Failure is not a sin. As the Bible says, “The godly may trip seven times, but they will get up again. But one disaster is enough to overthrow the wicked.” (Proverbs 24:16). You have only failed with you quit trying. There is a difference between saying, “I have failed” and “I am a failure.” Everyone fails, but not everyone is a failure.

 

Lonnie Davis

Excuses or Opportunities

Excuses or Opportunities

 

Luke 14:16-18 –

“He said to him, ‘A man was giving a big dinner, and he invited many; and at the dinner hour he sent his slave to say to those who had been invited, ‘Come; for everything is ready now.’ ‘But they all alike began to make excuses.’”

 

Bob knocked on his neighbor’s door. When Barry answered the knock, Bob asked him, “Can I borrow your rope?” “No,” Barry answered, “we are using it.” Bob was surprised at being turned down and probed, “Really? What are you using it for?” “Well,” Barry answered, “we are using it to tie up our orange juice.” “How is that possible,” Bob asked.

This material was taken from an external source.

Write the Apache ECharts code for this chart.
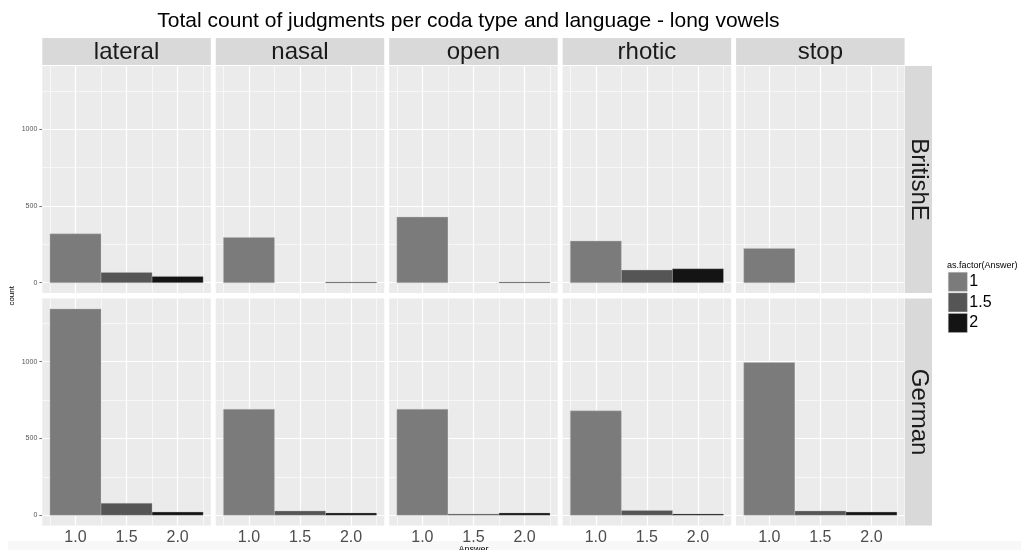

Barry paused and then responded, “I don’t know, but if you don’t want to do something, then one excuses is as good as another.”

 

Over the decades of preaching, I’ve heard just about every excuse imaginable for forsaking the worship of God. People have told me that they do not come because they are too busy. Some have told me that they don’t come because they are out of town. (Every Sunday?) I knew one many who had a mysterious illness that afflicted him on Sunday, but never on Saturday (the Devil must have sent it). I do not know how many times I have had people tell me that they were coming, but just as they were getting ready, relatives from out of town came over.

 

Let me tell you how one man handled such a situation. One Wednesday night in 1999, it was getting near church time. Byron Nelson had a friend come by for help with his golf swing. As it drew nearer the time for Bible study, he turned to the friend and said, “We go to church on Wednesday night. You are welcome to come with us or stay here till we get back.” The friend decided he too would go to study the Bible. So that night Byron and his wife brought Payne Stewart to worship and Bible study in a little church in Roanoke, Texas.

 

He could have just said, “I have company, famous company, so I’ll just stay here with him.” He did not. He used that time as an opportunity to bring a friend to worship. Some folks look for excuses to miss worship and others look for opportunities to share worship and Bible study.